(Source code of charts)
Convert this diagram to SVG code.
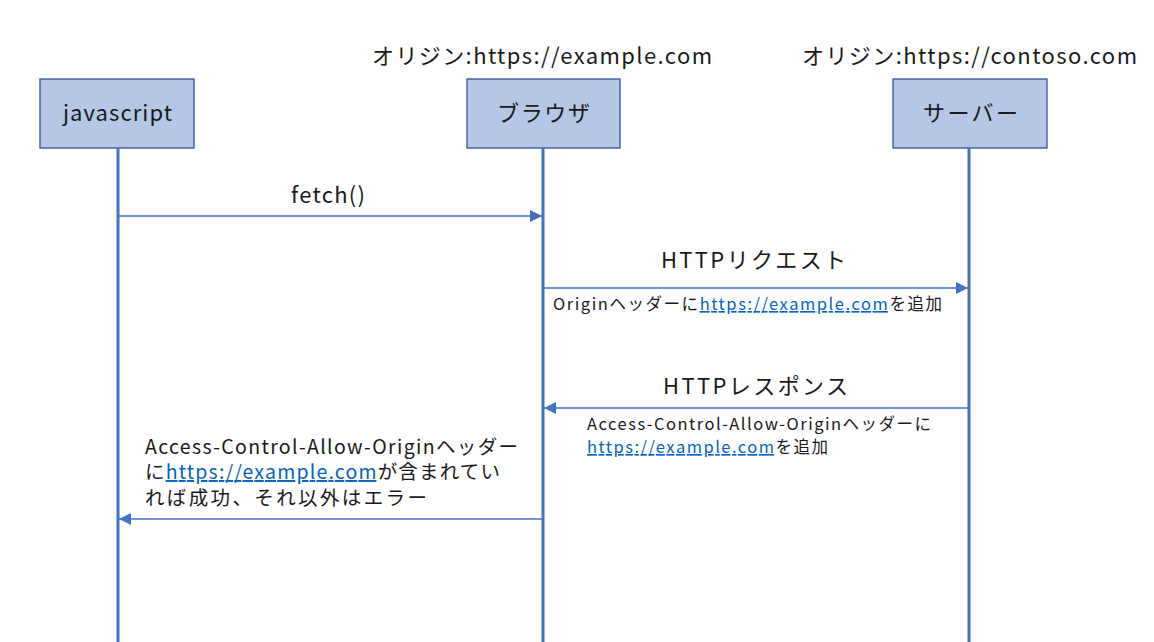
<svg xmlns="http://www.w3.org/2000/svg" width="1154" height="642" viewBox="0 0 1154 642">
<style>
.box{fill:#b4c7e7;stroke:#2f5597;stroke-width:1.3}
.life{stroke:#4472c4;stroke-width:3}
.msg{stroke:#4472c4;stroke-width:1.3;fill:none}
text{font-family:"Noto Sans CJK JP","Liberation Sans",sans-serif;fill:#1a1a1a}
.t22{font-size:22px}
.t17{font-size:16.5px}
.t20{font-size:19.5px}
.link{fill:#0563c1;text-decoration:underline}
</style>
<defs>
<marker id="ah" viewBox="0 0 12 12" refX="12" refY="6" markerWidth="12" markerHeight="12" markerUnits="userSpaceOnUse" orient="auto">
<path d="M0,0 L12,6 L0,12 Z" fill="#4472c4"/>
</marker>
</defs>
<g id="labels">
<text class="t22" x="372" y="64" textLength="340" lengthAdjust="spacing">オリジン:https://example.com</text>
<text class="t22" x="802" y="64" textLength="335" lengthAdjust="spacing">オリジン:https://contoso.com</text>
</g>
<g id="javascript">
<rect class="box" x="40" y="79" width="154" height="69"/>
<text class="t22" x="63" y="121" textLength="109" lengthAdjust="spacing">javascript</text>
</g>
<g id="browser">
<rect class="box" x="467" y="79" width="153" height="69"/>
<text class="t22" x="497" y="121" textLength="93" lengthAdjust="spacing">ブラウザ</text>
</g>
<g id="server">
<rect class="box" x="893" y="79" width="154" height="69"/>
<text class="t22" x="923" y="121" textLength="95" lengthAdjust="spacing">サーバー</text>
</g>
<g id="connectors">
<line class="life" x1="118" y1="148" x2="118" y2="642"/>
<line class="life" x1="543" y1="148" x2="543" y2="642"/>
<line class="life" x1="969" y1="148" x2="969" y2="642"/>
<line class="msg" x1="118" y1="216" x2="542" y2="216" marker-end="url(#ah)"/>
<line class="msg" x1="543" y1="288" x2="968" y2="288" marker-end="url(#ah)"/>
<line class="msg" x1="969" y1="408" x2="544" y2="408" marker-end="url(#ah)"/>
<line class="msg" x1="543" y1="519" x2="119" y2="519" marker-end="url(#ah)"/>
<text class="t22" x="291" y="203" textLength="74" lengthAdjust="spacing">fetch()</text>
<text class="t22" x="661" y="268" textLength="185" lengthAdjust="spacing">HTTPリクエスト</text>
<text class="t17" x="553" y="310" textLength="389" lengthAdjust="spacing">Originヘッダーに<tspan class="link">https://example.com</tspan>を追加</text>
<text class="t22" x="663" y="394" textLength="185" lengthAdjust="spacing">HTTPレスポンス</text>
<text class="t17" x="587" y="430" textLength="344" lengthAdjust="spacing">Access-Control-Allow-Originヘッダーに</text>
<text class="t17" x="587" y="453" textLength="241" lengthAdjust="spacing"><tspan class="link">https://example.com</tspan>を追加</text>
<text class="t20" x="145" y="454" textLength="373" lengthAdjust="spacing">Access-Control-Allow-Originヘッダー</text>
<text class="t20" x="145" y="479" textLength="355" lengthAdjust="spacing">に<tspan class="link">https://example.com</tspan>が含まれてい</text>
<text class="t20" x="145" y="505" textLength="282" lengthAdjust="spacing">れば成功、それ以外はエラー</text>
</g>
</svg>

...

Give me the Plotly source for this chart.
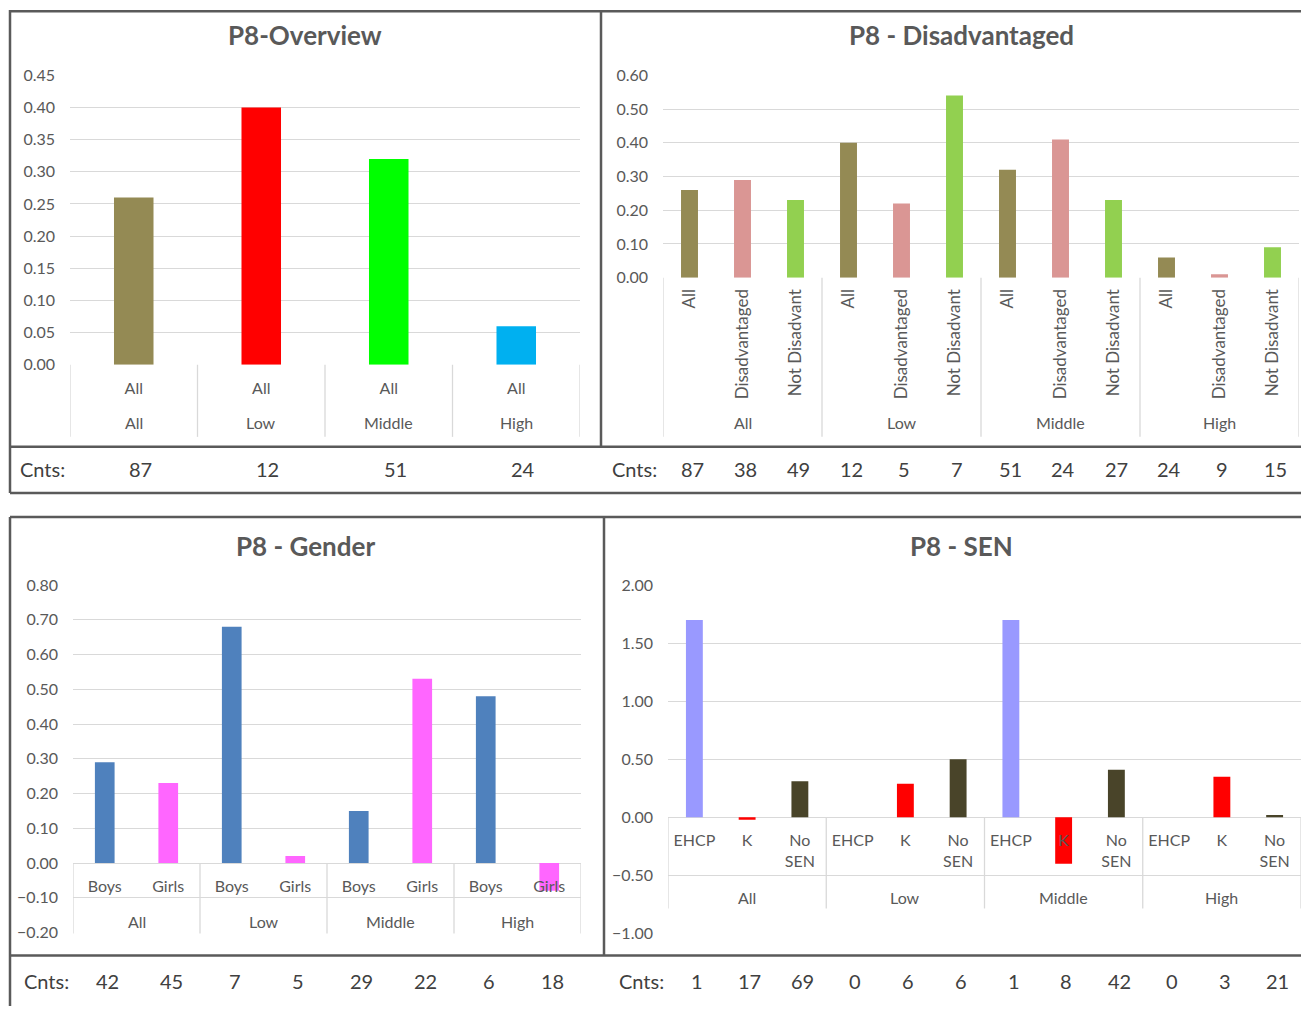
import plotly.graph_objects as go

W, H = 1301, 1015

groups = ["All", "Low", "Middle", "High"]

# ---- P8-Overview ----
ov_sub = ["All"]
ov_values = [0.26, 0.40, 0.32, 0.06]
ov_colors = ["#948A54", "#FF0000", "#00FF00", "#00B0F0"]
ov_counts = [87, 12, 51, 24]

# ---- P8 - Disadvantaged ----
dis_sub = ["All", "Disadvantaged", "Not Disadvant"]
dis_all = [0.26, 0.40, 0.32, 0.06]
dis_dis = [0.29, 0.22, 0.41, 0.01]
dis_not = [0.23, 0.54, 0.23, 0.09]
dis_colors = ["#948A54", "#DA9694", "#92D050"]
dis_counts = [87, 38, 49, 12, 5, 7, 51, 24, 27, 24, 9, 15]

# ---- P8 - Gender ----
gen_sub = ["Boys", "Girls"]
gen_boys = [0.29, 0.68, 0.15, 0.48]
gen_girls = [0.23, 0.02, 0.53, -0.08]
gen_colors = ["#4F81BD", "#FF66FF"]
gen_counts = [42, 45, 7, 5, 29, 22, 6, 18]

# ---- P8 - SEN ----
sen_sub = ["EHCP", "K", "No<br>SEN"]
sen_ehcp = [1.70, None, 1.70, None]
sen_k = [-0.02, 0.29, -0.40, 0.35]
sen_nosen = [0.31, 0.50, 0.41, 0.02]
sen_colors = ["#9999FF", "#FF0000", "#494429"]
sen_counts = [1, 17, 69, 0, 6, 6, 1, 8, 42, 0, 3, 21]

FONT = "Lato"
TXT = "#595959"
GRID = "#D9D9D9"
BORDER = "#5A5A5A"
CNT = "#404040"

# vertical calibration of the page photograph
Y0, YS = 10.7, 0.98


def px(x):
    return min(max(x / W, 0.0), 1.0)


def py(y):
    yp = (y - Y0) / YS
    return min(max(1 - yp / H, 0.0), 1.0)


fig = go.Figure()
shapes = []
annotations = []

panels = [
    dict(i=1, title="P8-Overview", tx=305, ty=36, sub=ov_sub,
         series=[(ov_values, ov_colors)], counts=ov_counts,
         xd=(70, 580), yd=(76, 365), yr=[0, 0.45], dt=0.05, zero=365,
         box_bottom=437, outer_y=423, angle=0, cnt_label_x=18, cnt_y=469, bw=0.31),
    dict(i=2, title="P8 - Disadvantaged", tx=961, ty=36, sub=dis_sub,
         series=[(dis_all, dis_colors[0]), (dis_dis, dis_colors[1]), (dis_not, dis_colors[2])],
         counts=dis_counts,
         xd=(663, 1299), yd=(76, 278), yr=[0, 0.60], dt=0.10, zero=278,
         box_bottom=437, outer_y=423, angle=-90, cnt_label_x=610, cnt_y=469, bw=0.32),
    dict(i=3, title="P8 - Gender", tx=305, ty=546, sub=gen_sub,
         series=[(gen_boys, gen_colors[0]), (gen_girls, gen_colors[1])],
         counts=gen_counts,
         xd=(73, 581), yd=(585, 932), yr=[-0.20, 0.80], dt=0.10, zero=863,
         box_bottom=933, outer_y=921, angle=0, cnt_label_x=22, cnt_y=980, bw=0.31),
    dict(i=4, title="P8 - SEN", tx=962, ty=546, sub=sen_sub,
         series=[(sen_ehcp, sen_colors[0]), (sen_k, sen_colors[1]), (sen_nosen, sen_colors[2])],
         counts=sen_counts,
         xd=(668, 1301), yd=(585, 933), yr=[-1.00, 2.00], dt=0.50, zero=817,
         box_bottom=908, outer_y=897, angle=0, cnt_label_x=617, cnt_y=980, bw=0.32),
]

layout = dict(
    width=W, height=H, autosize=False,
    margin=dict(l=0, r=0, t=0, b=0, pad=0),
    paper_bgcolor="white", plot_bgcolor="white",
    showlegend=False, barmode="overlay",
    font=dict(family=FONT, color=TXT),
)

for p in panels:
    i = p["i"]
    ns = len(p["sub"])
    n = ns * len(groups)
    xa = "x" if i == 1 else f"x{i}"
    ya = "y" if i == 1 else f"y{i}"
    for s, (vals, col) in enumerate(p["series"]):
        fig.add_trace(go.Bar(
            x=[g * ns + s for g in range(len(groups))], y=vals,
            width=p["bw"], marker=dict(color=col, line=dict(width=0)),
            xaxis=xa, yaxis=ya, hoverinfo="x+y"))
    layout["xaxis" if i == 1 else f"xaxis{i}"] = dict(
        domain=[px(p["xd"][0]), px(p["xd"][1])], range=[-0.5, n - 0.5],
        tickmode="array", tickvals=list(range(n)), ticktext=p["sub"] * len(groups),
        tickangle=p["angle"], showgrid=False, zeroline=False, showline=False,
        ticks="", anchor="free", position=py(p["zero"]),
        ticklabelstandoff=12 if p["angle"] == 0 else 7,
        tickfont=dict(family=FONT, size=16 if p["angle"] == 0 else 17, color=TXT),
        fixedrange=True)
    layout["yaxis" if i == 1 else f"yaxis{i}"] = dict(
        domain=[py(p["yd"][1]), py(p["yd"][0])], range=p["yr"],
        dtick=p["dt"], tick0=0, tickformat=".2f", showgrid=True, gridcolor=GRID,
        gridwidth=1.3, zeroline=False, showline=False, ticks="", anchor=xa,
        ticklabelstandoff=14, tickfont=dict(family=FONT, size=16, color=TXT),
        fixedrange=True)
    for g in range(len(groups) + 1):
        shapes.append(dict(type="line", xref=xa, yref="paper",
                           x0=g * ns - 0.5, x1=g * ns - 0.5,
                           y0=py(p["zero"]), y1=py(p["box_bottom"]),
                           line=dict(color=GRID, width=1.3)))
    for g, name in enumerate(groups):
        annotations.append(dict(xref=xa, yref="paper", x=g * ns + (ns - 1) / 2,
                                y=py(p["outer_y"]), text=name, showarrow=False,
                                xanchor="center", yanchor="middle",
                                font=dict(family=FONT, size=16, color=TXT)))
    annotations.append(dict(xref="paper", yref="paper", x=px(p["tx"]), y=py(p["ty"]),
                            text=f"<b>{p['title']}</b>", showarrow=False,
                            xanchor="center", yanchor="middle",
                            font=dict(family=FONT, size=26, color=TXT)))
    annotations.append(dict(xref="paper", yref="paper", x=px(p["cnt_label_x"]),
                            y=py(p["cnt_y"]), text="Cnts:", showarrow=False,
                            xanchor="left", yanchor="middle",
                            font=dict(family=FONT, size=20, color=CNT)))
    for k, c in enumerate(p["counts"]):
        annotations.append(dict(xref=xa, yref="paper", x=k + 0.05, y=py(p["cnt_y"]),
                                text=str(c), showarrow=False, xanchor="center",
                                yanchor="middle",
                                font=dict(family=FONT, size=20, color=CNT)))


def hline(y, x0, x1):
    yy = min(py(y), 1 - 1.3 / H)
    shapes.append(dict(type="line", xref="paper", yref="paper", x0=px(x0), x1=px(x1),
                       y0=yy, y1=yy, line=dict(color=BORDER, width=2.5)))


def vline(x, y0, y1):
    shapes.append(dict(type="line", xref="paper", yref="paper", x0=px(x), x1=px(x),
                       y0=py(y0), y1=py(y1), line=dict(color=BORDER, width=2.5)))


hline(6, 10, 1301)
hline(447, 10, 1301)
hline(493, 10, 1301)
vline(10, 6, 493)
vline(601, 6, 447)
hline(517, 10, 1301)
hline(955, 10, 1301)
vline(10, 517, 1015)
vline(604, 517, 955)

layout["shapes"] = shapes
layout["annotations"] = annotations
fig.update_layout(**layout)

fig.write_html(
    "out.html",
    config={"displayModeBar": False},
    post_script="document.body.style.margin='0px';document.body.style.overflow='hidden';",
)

EXERCISE => Start at the line that contains "Give me the Plotly source for this chart.", stop at the line that contains "annotations = []", and reproduce each line in that stretch exactly. Pictures are excluded.

ANSWER TO THE EXERCISE =>
Give me the Plotly source for this chart.
import plotly.graph_objects as go

W, H = 1301, 1015

groups = ["All", "Low", "Middle", "High"]

# ---- P8-Overview ----
ov_sub = ["All"]
ov_values = [0.26, 0.40, 0.32, 0.06]
ov_colors = ["#948A54", "#FF0000", "#00FF00", "#00B0F0"]
ov_counts = [87, 12, 51, 24]

# ---- P8 - Disadvantaged ----
dis_sub = ["All", "Disadvantaged", "Not Disadvant"]
dis_all = [0.26, 0.40, 0.32, 0.06]
dis_dis = [0.29, 0.22, 0.41, 0.01]
dis_not = [0.23, 0.54, 0.23, 0.09]
dis_colors = ["#948A54", "#DA9694", "#92D050"]
dis_counts = [87, 38, 49, 12, 5, 7, 51, 24, 27, 24, 9, 15]

# ---- P8 - Gender ----
gen_sub = ["Boys", "Girls"]
gen_boys = [0.29, 0.68, 0.15, 0.48]
gen_girls = [0.23, 0.02, 0.53, -0.08]
gen_colors = ["#4F81BD", "#FF66FF"]
gen_counts = [42, 45, 7, 5, 29, 22, 6, 18]

# ---- P8 - SEN ----
sen_sub = ["EHCP", "K", "No<br>SEN"]
sen_ehcp = [1.70, None, 1.70, None]
sen_k = [-0.02, 0.29, -0.40, 0.35]
sen_nosen = [0.31, 0.50, 0.41, 0.02]
sen_colors = ["#9999FF", "#FF0000", "#494429"]
sen_counts = [1, 17, 69, 0, 6, 6, 1, 8, 42, 0, 3, 21]

FONT = "Lato"
TXT = "#595959"
GRID = "#D9D9D9"
BORDER = "#5A5A5A"
CNT = "#404040"

# vertical calibration of the page photograph
Y0, YS = 10.7, 0.98


def px(x):
    return min(max(x / W, 0.0), 1.0)


def py(y):
    yp = (y - Y0) / YS
    return min(max(1 - yp / H, 0.0), 1.0)


fig = go.Figure()
shapes = []
annotations = []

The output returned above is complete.